Pace CEO Neil Gaydon has moved to allay fears that the technology company’s £28 million purchase of conditional access firm Latens might be a play to restrict operator choice.
“We don’t for a minute envisage operators moving to soft CA and we will continue to work with our partners. Where we see the opportunity for Latens is its expertise in headends, backend integration into billing systems and things like that, which give us more knowhow”. Gaydon told reporters that in addition to security systems, Latens also had middleware and set-top box monitoring capability that could be used for different customers.
“With conditional access we’re looking at second or third tier operators, like in India where there is something to look at in the changing of analogue to digital cable for the first time. That’s a very tough market to make any money in, and the smart card can be expensive, so soft CA could be right for those customers.” He added that soft CA could also work with second or third tier “It’s a way of reaching emerging markets and some customers that we wouldn’t be able to do.”
Pace today announced increased revenues by 17.4% to £1,330.9 million (€1,545.8m), but news of a 26% growth in the US market was tempered by the revelation that a major US customer had put back a set-top order by a year in order to wait for the next generation of product, a move that sent its previously robust shareprice down by 17% to 182.58 in early afternoon London trading.

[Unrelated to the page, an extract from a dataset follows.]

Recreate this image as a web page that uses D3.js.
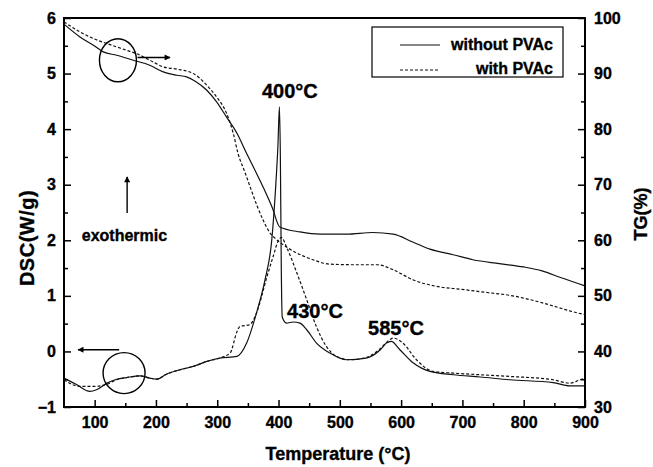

“This particular customer said we don’t want the model you’re working on right now, but the generation beyond because we want to accelerate new innovative services and we want that product to be able to do it,” explained Gaydon. “The way we read it is that it speaks to some of the questions being asked of the pay-TV industry as to whether it can innovate fast enough. They’re showing that they can and they’re pulling forward something that we’re working on rather than go through all the launching of a new product and the testing.”
Gaydon said Pace was not shipping the current model to the customer, which was effectively playing catch-up with its peers, and that earnings within Pace remained steady.